◆ Your objective: Each line from the top of the listing through the one holding "const fitData = fitX.map((x, i)" should be restated word for word, with nothing added and no pictures.

◆ Collected material:
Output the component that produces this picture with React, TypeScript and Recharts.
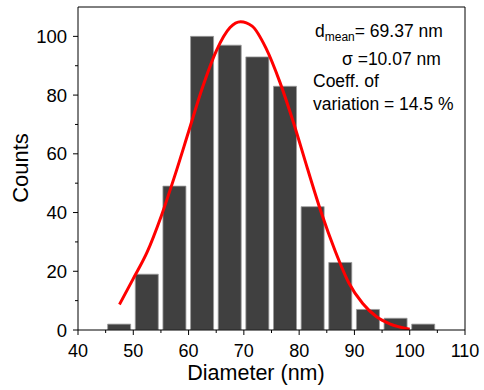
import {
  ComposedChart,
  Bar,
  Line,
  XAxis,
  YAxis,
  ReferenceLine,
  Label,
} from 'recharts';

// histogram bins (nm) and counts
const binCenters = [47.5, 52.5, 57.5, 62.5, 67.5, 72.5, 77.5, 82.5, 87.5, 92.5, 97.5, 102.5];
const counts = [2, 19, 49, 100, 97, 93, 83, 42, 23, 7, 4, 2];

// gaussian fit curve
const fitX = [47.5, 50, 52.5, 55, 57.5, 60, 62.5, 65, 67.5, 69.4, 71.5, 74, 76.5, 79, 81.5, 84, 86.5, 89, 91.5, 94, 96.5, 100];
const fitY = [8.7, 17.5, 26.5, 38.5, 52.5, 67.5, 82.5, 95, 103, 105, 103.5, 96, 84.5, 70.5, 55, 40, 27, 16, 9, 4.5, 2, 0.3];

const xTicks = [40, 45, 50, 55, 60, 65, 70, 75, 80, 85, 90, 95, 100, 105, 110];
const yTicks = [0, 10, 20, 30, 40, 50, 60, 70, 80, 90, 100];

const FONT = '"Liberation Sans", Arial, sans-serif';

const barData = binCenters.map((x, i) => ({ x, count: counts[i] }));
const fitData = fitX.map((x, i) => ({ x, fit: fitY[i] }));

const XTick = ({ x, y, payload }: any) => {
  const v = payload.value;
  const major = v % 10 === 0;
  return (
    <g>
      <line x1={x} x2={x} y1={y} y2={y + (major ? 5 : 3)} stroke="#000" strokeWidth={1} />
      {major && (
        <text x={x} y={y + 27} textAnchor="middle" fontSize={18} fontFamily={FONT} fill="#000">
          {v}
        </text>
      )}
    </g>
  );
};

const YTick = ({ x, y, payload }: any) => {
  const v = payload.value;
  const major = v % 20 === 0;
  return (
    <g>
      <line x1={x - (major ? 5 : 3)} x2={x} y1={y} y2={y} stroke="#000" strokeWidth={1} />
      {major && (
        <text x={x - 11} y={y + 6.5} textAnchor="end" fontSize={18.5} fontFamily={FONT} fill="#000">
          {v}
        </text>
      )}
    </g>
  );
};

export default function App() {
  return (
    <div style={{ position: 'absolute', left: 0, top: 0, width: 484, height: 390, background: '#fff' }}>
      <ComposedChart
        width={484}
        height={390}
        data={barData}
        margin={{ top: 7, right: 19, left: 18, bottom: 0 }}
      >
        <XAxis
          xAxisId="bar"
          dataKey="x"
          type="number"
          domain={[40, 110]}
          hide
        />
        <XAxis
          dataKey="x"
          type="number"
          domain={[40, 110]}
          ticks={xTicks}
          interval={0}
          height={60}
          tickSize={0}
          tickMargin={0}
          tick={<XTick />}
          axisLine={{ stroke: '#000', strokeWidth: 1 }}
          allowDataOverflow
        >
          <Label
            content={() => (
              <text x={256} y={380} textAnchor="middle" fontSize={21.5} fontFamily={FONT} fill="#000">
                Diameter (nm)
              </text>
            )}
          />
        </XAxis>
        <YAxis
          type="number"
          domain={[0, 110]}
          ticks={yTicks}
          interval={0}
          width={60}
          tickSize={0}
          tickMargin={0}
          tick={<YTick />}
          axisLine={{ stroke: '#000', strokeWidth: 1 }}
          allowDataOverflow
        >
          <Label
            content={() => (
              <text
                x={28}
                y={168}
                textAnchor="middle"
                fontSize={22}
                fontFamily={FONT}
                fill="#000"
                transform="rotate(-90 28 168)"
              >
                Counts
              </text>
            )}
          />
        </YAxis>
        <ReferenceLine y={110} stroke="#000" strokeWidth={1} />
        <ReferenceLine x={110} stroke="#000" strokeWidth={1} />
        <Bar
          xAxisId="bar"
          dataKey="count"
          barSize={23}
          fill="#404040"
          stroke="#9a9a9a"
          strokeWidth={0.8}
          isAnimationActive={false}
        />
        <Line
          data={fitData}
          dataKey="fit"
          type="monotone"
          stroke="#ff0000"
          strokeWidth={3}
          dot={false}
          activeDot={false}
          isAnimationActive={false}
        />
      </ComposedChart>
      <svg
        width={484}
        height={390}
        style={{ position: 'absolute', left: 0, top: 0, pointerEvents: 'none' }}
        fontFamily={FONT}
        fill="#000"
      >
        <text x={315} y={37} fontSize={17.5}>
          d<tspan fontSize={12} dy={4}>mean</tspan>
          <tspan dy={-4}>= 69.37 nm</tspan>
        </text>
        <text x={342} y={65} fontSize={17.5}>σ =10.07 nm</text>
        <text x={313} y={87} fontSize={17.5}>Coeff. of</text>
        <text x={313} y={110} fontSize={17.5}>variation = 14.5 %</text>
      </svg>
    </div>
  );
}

◆ Task solution:
Output the component that produces this picture with React, TypeScript and Recharts.
import {
  ComposedChart,
  Bar,
  Line,
  XAxis,
  YAxis,
  ReferenceLine,
  Label,
} from 'recharts';

// histogram bins (nm) and counts
const binCenters = [47.5, 52.5, 57.5, 62.5, 67.5, 72.5, 77.5, 82.5, 87.5, 92.5, 97.5, 102.5];
const counts = [2, 19, 49, 100, 97, 93, 83, 42, 23, 7, 4, 2];

// gaussian fit curve
const fitX = [47.5, 50, 52.5, 55, 57.5, 60, 62.5, 65, 67.5, 69.4, 71.5, 74, 76.5, 79, 81.5, 84, 86.5, 89, 91.5, 94, 96.5, 100];
const fitY = [8.7, 17.5, 26.5, 38.5, 52.5, 67.5, 82.5, 95, 103, 105, 103.5, 96, 84.5, 70.5, 55, 40, 27, 16, 9, 4.5, 2, 0.3];

const xTicks = [40, 45, 50, 55, 60, 65, 70, 75, 80, 85, 90, 95, 100, 105, 110];
const yTicks = [0, 10, 20, 30, 40, 50, 60, 70, 80, 90, 100];

const FONT = '"Liberation Sans", Arial, sans-serif';

const barData = binCenters.map((x, i) => ({ x, count: counts[i] }));
const fitData = fitX.map((x, i) => ({ x, fit: fitY[i] }));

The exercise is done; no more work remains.